ただし、ハウスクリーニングに対しては、日本人と外国人の感覚も違い、払わなくていいとは言い切れず、台所の使用頻度を尋ね、クリーニング代金の妥当性を調べましょう。

東京都の賃貸住宅紛争防止条例

東京都の賃貸住宅紛争防止条例は、平成16年3月に公布、その年の10月に施行されています。

条例内容を、詳しく説明した「賃貸住宅トラブル防止ガイドライン」には、原状回復に関しての、貸し方借り方の責任区分が詳しく掲載されていますが、インターネット上でも読むことができます。

この条例は、東京都内のみの適用であり、罰則規定はありませんが、悪質な業者に対して勧告を行い、勧告に従わない場合には公表できるとしています。

全国的には「原状回復をめぐるトラブルとガイドライン」

全国的には「原状回復をめぐるトラブルとガイドライン」(国土交通省のホームページ)があります。

ガイドラインは、賃借人の修繕義務(原状回復)は、「賃借人の居住、使用により発生した建物価値の減少のうち、賃借人の故意・過失、善管注意義務違反、その他通常の使用を超えるような使用による損耗・毀損を復旧すること」として、明渡し時の原状回復義務は通常の使用に伴う損耗については生じないこと、原状回復は借りた当時に戻すことでないことを明確にしています。

その上、経年変化通常の使用による損耗等の修繕費用は、家賃に含まれるものとしています。

ただし、あくまでも一つの判断基準であって、強制力のあるものではありません。参考として家の状況等が分かる資料や契約書を持参の上、市区町村の消費者センターや不動産相談所等に相談してみてください。

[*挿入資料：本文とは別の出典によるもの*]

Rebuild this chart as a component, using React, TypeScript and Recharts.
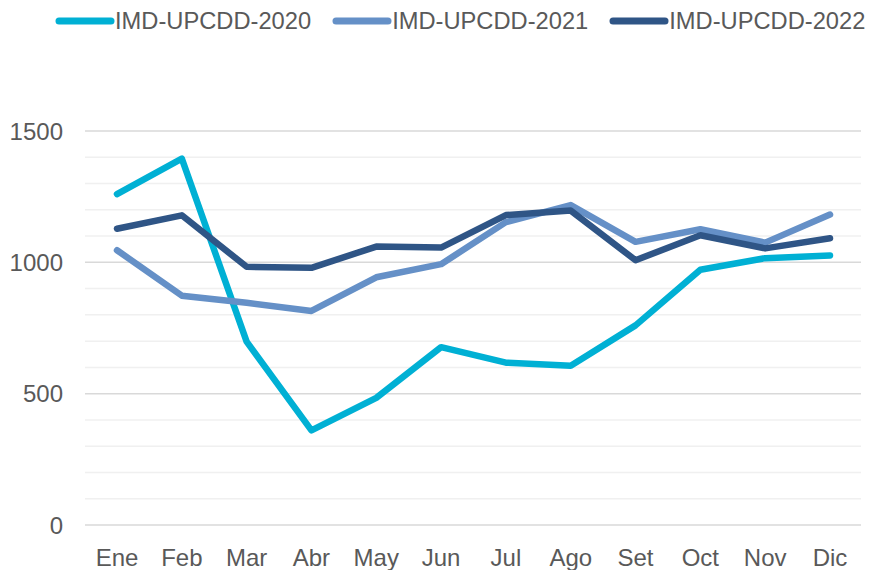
import React from "react";
import {
  LineChart,
  Line,
  XAxis,
  YAxis,
  CartesianGrid,
  Legend,
} from "recharts";

const months = ["Ene", "Feb", "Mar", "Abr", "May", "Jun", "Jul", "Ago", "Set", "Oct", "Nov", "Dic"];
const imd2020 = [1260, 1395, 698, 360, 484, 677, 618, 606, 760, 972, 1016, 1026];
const imd2021 = [1046, 873, 846, 815, 943, 993, 1153, 1218, 1078, 1126, 1075, 1182];
const imd2022 = [1128, 1179, 983, 979, 1060, 1056, 1180, 1197, 1008, 1103, 1053, 1092];
const yTicks = [0, 500, 1000, 1500];
const minorTicks = [100, 200, 300, 400, 600, 700, 800, 900, 1100, 1200, 1300, 1400];

const series = [
  { key: "IMD-UPCDD-2020", color: "#00B0D4" },
  { key: "IMD-UPCDD-2021", color: "#6590C7" },
  { key: "IMD-UPCDD-2022", color: "#2F5586" },
];

const data = months.map((m, i) => ({
  month: m,
  "IMD-UPCDD-2020": imd2020[i],
  "IMD-UPCDD-2021": imd2021[i],
  "IMD-UPCDD-2022": imd2022[i],
}));

const FONT = "'Liberation Sans', Arial, sans-serif";
const TEXT = "#595959";

const LegendRow = () => (
  <div
    style={{
      height: 42,
      display: "flex",
      alignItems: "center",
      paddingLeft: 53,
      fontFamily: FONT,
      fontSize: 23.7,
      color: TEXT,
      whiteSpace: "nowrap",
    }}
  >
    {series.map((s) => (
      <div key={s.key} style={{ display: "flex", alignItems: "center", marginRight: 19 }}>
        <svg width={62} height={12}>
          <line x1={6} y1={6} x2={58} y2={6} stroke={s.color} strokeWidth={7} strokeLinecap="round" />
        </svg>
        <span>{s.key}</span>
      </div>
    ))}
  </div>
);

export default function App() {
  return (
    <div style={{ position: "absolute", left: 0, top: 0 }}>
      <LineChart
        width={873}
        height={570}
        data={data}
        margin={{ top: 89, right: 12, bottom: 0, left: 0 }}
      >
        <CartesianGrid vertical={false} horizontalValues={minorTicks} stroke="#F0F0F0" strokeWidth={1.5} />
        <CartesianGrid vertical={false} horizontalValues={yTicks} stroke="#D9D9D9" strokeWidth={1.5} />
        <XAxis
          dataKey="month"
          height={45}
          axisLine={false}
          tickLine={false}
          tickSize={0}
          tickMargin={24}
          padding={{ left: 32, right: 31 }}
          interval={0}
          tick={{ fill: TEXT, fontSize: 24, fontFamily: FONT }}
        />
        <YAxis
          width={85}
          domain={[0, 1500]}
          ticks={yTicks}
          axisLine={false}
          tickLine={false}
          tickSize={0}
          tickMargin={22}
          tick={{ fill: TEXT, fontSize: 24, fontFamily: FONT }}
        />
        <Legend
          verticalAlign="top"
          align="left"
          content={() => <LegendRow />}
          wrapperStyle={{ top: 0, left: 0, width: 873 }}
        />
        {series.map((s) => (
          <Line
            key={s.key}
            type="linear"
            dataKey={s.key}
            stroke={s.color}
            strokeWidth={6.5}
            strokeLinecap="round"
            strokeLinejoin="round"
            dot={false}
            activeDot={false}
            isAnimationActive={false}
          />
        ))}
      </LineChart>
    </div>
  );
}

契約内容や部屋の使用状況によっては、簡易裁判所等の調停や少額訴訟を利用し解決を図ることもできます。

特約がある場合の有効性

①特約の必要性があり、かつ暴利的でないなどの客観的、合理的理由が存在すること

②賃借人が特約によって通常の原状回復義務を超えた修繕等の義務を負うことについて認識していること

③賃借人が特約による義務負担の意思表示をしていること

上記を踏まえ、特約があっても裁判(簡易裁判所等)で争うことは可能であるとともに、平成13年4月1日以降の賃貸借契約については、消費者契約法10条により無効となる裁判例があります。